24.2 Where any failure or delay by a party (Affected Party) in the performance of its obligations under these terms and conditions is caused, directly or indirectly, by a force majeure event:
the Affected Party must immediately give the other party written notice of that fact;
the Affected Party is not liable for that failure or delay;
the Affected Party’s obligations under these terms and conditions are suspended, to the extent to which they are affected by the relevant Force Majeure Event, for the duration of the Force Majeure Event; and
if the Force Majeure Event continues for more than sixty (60) consecutive days, while it continues, any party other than the Affected Party may, at its sole discretion, terminate these terms and conditions by giving written notice to the Affected Party and all other parties (if any).
25. THIRD PARTY CONTRACTS
The Agency may contract with other individuals or companies acting on behalf of the Client to provide additional services such as writing, photography, illustration, printing and fabrication (Third Party Material). The Client agrees to be bound by any terms or conditions, with respect to reproduction of the materials and timelines that may be imposed on the Agency by these third parties. Should the Project become more complex due to reasons beyond the control of the Agency, the Agency will not be held responsible for delays in delivery of the Project Stages.
26. SURVIVAL OF CERTAIN TERMS
The provisions of clauses 13, 14, 15, 16, 17, 18, 19, 20, 21 survive the termination of these terms and conditions.
27.1 Any notice or other communication to or by a party under these terms and conditions must be:
given by personal service, registered post or facsimile;
in writing, legible and signed by an authorised person from the Approval Team; and
sent to the last notified address or facsimile number of the party.

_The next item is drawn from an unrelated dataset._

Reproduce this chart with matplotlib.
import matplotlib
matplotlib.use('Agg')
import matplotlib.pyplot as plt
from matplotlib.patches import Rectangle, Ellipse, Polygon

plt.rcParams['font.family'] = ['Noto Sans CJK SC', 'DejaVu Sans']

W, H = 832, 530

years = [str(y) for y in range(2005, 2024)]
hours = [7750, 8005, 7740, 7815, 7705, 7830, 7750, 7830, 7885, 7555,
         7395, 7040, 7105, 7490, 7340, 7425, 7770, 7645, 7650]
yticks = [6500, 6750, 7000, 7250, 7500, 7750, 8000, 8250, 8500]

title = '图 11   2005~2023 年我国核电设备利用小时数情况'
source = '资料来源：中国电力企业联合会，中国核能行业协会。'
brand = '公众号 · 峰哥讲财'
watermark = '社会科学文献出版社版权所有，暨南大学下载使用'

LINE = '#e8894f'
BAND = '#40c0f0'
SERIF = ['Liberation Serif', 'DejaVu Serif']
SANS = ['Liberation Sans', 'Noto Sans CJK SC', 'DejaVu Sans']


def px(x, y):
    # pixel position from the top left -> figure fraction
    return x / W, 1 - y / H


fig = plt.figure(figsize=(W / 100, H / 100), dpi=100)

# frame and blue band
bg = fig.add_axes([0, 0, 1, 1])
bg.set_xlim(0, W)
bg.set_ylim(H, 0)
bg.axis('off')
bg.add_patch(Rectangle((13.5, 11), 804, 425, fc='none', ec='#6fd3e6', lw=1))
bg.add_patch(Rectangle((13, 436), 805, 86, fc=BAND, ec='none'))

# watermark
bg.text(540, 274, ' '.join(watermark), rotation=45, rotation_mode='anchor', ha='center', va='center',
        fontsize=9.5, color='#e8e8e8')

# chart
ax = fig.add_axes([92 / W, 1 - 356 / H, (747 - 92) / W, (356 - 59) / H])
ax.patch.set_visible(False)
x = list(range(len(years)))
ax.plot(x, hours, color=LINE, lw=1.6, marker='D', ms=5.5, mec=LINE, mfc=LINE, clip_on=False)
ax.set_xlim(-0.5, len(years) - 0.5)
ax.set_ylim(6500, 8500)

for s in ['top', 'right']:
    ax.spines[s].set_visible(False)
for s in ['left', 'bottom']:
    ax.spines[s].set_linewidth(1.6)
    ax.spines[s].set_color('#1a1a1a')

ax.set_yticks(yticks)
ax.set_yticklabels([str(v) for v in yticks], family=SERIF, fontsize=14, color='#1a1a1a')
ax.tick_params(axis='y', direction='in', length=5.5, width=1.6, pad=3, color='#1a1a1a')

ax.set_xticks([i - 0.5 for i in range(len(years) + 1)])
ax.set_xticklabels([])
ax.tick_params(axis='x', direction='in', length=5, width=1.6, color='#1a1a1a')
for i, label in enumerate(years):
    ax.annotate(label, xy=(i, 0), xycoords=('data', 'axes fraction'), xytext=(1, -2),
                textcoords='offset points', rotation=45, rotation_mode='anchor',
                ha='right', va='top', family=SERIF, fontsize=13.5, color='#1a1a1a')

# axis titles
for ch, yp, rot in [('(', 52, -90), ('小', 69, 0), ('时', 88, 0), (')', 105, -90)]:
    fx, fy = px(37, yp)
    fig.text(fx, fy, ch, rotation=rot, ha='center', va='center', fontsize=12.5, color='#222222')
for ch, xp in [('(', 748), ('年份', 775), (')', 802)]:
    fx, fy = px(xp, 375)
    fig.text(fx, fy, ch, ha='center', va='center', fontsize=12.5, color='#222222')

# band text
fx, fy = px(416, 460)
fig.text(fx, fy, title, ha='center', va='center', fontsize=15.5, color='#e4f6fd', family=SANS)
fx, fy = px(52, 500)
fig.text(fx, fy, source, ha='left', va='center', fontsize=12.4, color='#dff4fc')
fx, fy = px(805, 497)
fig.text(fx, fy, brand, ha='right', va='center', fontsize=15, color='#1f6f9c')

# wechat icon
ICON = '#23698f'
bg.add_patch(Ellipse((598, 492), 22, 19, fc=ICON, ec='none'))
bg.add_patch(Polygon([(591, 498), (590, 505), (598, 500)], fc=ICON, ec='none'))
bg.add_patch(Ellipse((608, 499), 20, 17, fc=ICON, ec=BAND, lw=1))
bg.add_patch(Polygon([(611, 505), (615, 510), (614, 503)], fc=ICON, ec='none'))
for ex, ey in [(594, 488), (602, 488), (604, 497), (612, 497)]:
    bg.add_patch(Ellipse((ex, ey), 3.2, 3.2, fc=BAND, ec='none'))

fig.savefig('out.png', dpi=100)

27.2 A notice given pursuant to this clause is deemed to be given by the sender and received by the addressee:
if delivered in person, when delivered to the addressee;
if posted, two (2) business days (or six (6), if addressed outside Australia) after the date of posting to the addressee, whether delivered or not; or
if sent by facsimile transmission, on the date shown on the transmission report by the machine from which the facsimile was sent.
27.3 If delivery or receipt of the notice does not fall on a business day or is after 4.00pm (addressee’s time), it is deemed to have been received at 9.00am on the next business day.

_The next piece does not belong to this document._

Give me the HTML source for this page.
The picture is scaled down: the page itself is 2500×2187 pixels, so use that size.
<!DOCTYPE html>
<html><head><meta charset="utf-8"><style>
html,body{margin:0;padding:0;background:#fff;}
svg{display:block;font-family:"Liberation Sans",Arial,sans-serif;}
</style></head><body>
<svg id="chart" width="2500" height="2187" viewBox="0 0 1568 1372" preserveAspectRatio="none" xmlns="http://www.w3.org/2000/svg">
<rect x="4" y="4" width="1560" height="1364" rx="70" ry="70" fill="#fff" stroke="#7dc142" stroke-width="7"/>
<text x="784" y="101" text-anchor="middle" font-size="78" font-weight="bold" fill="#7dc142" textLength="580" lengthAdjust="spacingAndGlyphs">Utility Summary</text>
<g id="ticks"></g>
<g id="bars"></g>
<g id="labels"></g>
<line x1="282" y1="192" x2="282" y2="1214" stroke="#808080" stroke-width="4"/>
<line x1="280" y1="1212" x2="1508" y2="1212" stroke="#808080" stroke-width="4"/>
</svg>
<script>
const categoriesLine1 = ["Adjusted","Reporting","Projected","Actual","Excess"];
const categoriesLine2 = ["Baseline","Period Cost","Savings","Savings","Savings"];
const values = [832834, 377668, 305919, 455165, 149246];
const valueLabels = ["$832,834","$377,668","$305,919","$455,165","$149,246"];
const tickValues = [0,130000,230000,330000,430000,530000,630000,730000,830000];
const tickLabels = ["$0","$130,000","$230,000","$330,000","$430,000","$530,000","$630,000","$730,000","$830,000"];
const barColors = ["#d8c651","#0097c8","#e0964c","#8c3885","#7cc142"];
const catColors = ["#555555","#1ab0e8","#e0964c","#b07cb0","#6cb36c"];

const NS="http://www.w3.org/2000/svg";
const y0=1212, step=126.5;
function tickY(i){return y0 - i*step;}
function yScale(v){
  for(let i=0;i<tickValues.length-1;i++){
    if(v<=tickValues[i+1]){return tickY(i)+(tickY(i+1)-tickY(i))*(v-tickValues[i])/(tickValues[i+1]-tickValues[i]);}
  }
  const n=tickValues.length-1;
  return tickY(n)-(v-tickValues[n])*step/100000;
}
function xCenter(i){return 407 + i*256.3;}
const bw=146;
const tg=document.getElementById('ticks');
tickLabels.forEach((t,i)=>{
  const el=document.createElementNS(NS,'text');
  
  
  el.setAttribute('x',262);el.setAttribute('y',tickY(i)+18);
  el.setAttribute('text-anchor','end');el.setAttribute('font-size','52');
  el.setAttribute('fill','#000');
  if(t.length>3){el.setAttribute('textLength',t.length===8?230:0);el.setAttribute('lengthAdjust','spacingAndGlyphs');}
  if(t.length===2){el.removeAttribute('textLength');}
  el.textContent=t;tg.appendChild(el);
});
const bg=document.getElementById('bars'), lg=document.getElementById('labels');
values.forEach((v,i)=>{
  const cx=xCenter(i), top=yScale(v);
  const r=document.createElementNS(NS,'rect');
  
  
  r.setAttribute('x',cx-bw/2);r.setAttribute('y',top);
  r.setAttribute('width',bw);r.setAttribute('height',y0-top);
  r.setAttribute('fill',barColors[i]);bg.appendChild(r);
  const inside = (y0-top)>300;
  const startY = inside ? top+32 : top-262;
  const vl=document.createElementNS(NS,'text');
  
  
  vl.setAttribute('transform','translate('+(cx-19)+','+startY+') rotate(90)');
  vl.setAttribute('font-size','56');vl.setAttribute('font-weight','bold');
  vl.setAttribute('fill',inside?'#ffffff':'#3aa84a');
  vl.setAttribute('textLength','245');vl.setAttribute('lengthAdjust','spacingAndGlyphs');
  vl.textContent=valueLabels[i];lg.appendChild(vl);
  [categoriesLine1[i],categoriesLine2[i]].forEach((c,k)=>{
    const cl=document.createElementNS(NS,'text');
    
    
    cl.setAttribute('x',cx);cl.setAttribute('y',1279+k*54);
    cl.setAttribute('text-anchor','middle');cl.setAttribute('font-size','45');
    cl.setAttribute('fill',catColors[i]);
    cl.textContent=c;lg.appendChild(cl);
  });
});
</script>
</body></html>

The failure by the Agency to enforce any of these terms and conditions or to take action in respect of any breach shall not be a waiver of any of these terms and conditions, even if such failure or breach is continuing and habitual or repeated from time to time, and no estoppel may be pleaded against the Agency either at law or in equity in any circumstances whatsoever.
29. JURISDICTION AND GOVERNING LAW
This Agreement is governed by the laws of the State of New South Wales and the Client irrevocably submits to the non-exclusive jurisdiction of the Courts in this State.
In the event that any provision contained in these terms and conditions shall be determined by a Court or tribunal of competent jurisdiction to be invalid, null or void or otherwise unenforceable or inoperable by reason of contravention of any statute or other law, then such provision shall be severable without prejudice to the operation of the remaining provisions.